Альфред Розенберг. «Миф XX века» — официальная — идеология нацизма:
«Когда— то Россия была создана викингами, германские элементы преодолели хаос русской степи и организовали население в государственные формы, способствовавшие развитию культуры. Роль викингов позже переняла немецкая Ганза и эмигранты с Запада вообще. Во время Петра I -немецкие балтийцы, а к концу XIX столетия также сильно германизированные балтийские народы. Но под внешним обликом культуры, в русских все же таилось стремление к беспредельному расширению и неукротимая воля к подавлению всех жизненных форм, понимаемых как преграды. Смешанная монгольская кровь даже при сильной ее растворенности, закипала при всяком потрясении русской жизни и побуждала массы к таким действиям, которые посторонним людям казались непонятными . . . Враждебные течения крови борются между собою… Большевизм — это восстание монгольства против северных форм культуры, это стремление к степи, ненависть кочевника к личности, это — попытка свержения вообще всего».

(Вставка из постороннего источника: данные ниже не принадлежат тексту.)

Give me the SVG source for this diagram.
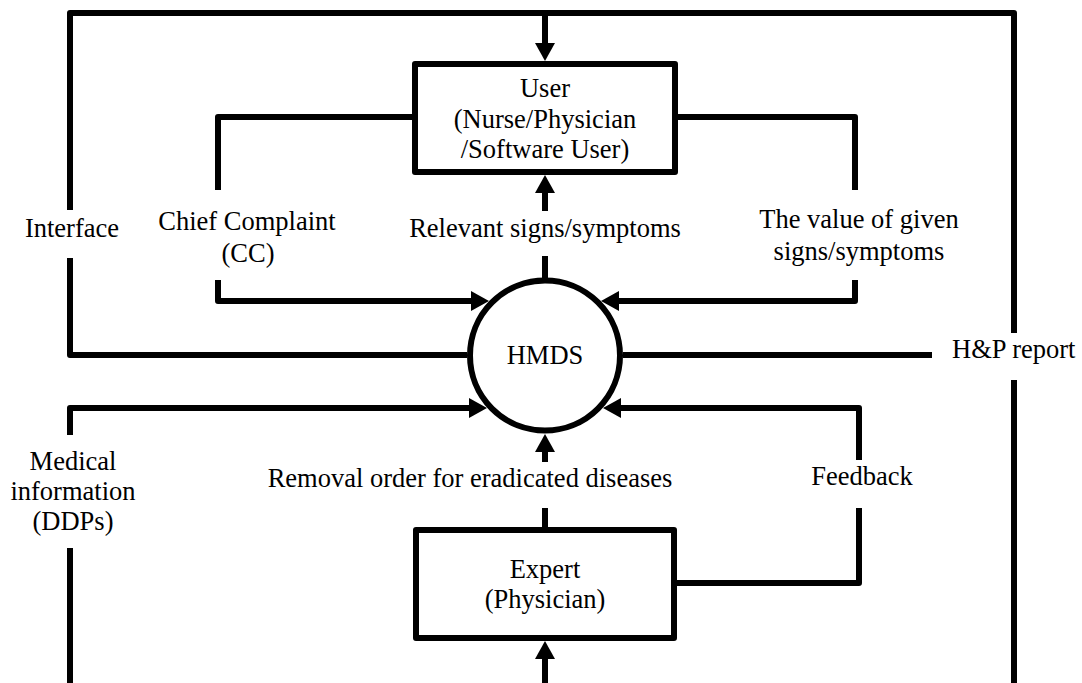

Эти две т и рады являются все-таки документами: и Розенберг в своем документе почти дословно повторяет горьковское резюме русской истории и русской души. Всякая строчка в этих двух документах является враньем — сознательным или бессознательным — это другой вопрос. Каждое утверждение противоречит самым общеизвест н ым фактам и географии и истории — каждое утверждение противоречит и нынешнему положению вещей. И, — стоя на чисто русской точке зрения, — как можно обвинять немцев — немецких философов и Розенберга в их числе, — в том, что они приняли всерьез русских мыслителей — и Горького в их числе.
Горькие создавали миф о России и миф о революции. Может быть, именно ИХ, а не Гитлера и Сталина следует обвинять в том, что произошло с Россией и с революцией, а также с Германией и с Европой в результате столетнего мифотворчества?
Я еще раз вернусь к фактам.
а) «Монгольская кровь» не имеет ничего общего с кочевничеством: наиболее типичные народы монгольской расы — японцы и, в особенности, китайцы — являются самыми оседлыми расами земного шара.
б) Кочевничество не имеет ничего общего с монгольской расой: цыгане не монголы, а американские трампы Джека Лондона только повторяли литературные и бытовые мотивы горьковских босяков. Английский народ «расползся» еще больше русского — почти на весь земной шар. Самые чистые монгольские народы Европы — финны и венгры — сидят на своих местах и не кочуют вообще никуда.
в) Русский народ ни в каком случае не является народом степей — это народ лесов. Его государственность родилась и выросла в лесах. Степь для него всегда, — до конца 18-го века, — была страхом и ужасом, как ночное кладбище для суеверного неврастеника: степь была во власти кочевых орд и именно из степи шли на Русь величайшие нашествия ее истории.
г) Норманны в частности, немцы вообще, не имеют никакого отношения к стройке русской государственности. Эта государственность выросла в Москве в 13 — 16 веках, в условиях почти абсолютной отрезанности от Западной Европы. Нельзя считать «норманнским влиянием» то обстоятельство, что московские князья пятьсот лет тому назад имели легендарного предка, вышедшего якобы из варяг.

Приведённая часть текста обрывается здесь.